There's a subtler failure too. The agent's fluency is calibrated to the fast-loop tasks, and it carries the same confidence into the slow-loop ones, where confidence is unearned. It will propose an elegant experiment with a critical practical flaw — a readout confounded by the very manipulation you're using — and state it in exactly the tone it used for the code that ran on the first try. In the terminal, wrong is cheap; you see the traceback in a second. At the bench, that same wrongness costs three weeks and you find out at the end. The asymmetry in the cost of being wrong is the whole game, and the agent doesn't feel it.

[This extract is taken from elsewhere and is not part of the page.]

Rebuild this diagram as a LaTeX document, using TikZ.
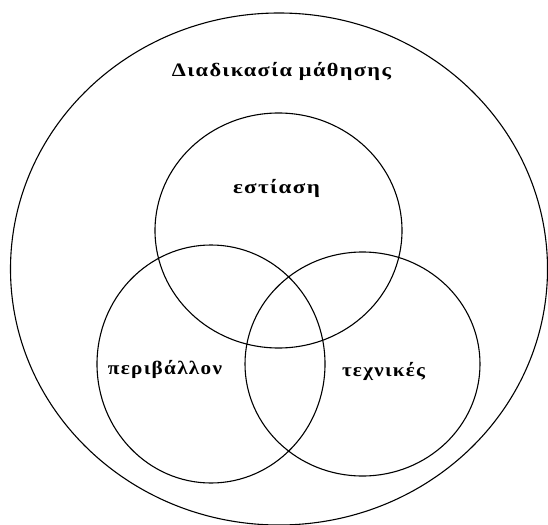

So the honest ledger reads: agents have compressed everything around the experiment and left the experiment itself untouched. The shape of my week has changed. I spend far less time on code and lit review and far more of the freed time on the thing that was always the real work, deciding what is worth running. The bottleneck didn't vanish. It got more concentrated, and more clearly the human's.
The discipline that turns this from a toy into leverage
The people getting real value from these tools in research are not the ones with the cleverest prompts. They're the ones who can say precisely what they want checked. "Make this better" gets you nothing, at the bench or in the code. "Here is my design, here are the two hypotheses it must distinguish, here are the confounds I already know about — find the one I've missed" gets you something that can save a month. The skill is writing the specification tightly enough that a fast checker can act on it, which is why problem specification is the capability that outlasts prompt engineering: the value was never in the phrasing, it was in knowing exactly what "correct" means for this task, precisely enough that a machine can test against it.

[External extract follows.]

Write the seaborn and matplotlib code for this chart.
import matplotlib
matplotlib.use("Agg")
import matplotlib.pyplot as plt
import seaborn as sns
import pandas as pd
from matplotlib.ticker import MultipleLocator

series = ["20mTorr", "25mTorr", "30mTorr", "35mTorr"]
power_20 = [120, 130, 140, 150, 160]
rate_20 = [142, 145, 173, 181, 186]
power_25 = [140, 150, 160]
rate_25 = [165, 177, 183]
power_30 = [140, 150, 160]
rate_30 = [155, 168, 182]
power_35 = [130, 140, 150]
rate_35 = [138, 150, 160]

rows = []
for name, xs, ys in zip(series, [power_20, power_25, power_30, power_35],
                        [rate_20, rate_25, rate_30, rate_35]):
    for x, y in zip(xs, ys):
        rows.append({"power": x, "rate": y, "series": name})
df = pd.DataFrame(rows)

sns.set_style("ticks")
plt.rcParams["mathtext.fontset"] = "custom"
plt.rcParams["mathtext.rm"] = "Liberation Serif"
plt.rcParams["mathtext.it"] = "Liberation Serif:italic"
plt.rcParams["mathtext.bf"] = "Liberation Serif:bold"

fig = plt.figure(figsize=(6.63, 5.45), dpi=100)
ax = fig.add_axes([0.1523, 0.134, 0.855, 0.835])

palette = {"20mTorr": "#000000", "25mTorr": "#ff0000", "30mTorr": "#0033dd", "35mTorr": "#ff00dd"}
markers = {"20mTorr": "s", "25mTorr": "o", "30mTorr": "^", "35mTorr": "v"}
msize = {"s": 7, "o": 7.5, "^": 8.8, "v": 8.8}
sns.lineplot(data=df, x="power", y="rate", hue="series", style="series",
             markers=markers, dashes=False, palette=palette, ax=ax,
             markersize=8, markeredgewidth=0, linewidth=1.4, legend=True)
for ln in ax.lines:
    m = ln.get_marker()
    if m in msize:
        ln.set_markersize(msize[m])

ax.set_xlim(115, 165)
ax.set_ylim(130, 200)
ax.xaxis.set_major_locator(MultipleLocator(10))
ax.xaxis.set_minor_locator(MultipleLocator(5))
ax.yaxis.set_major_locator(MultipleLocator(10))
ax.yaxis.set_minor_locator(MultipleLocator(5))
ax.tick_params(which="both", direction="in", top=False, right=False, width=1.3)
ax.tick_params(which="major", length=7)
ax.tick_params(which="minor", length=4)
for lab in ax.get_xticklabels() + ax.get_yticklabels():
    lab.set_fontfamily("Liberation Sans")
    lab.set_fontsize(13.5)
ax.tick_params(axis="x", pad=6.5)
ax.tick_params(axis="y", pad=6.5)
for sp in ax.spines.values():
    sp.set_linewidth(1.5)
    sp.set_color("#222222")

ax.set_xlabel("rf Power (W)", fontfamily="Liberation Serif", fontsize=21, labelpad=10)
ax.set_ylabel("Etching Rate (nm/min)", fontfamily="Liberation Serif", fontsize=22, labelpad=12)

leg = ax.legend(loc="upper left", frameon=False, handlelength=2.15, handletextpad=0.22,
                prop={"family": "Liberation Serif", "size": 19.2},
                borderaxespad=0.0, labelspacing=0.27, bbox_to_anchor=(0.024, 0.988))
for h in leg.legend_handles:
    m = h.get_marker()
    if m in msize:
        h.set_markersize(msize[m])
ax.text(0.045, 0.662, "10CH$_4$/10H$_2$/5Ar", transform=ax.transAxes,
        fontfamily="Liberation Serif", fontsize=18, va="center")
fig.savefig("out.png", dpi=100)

That reframes the whole discourse about automating science. The dream is a system that closes the loop end to end: reads the literature, forms the hypothesis, runs the experiment, updates, repeats. But the two ends of that loop are not the same kind of thing. The reading-and-reasoning end has a fast, cheap check and is already substantially automatable. The running-and-learning end is bounded by physics and money and tacit skill, and treating those two as one continuous capability is a category error: the error of assuming that because generation got cheap, discovery did. Generation was never the scarce thing. The scarce thing is the slow, expensive contact with reality that tells you which of your beautiful generations is true.
I am, for the record, an optimist about this. The compression of the fast-loop work is real and it is large, and I would not give it back. The optimism has a precise shape. These tools make me a faster reasoner, a faster coder, and a much more paranoid checker of my own results. They do not make the universe answer my questions any faster. The rate limit on knowing something new about a living system is still set by how long it takes that system to tell you, and it is not taking calls.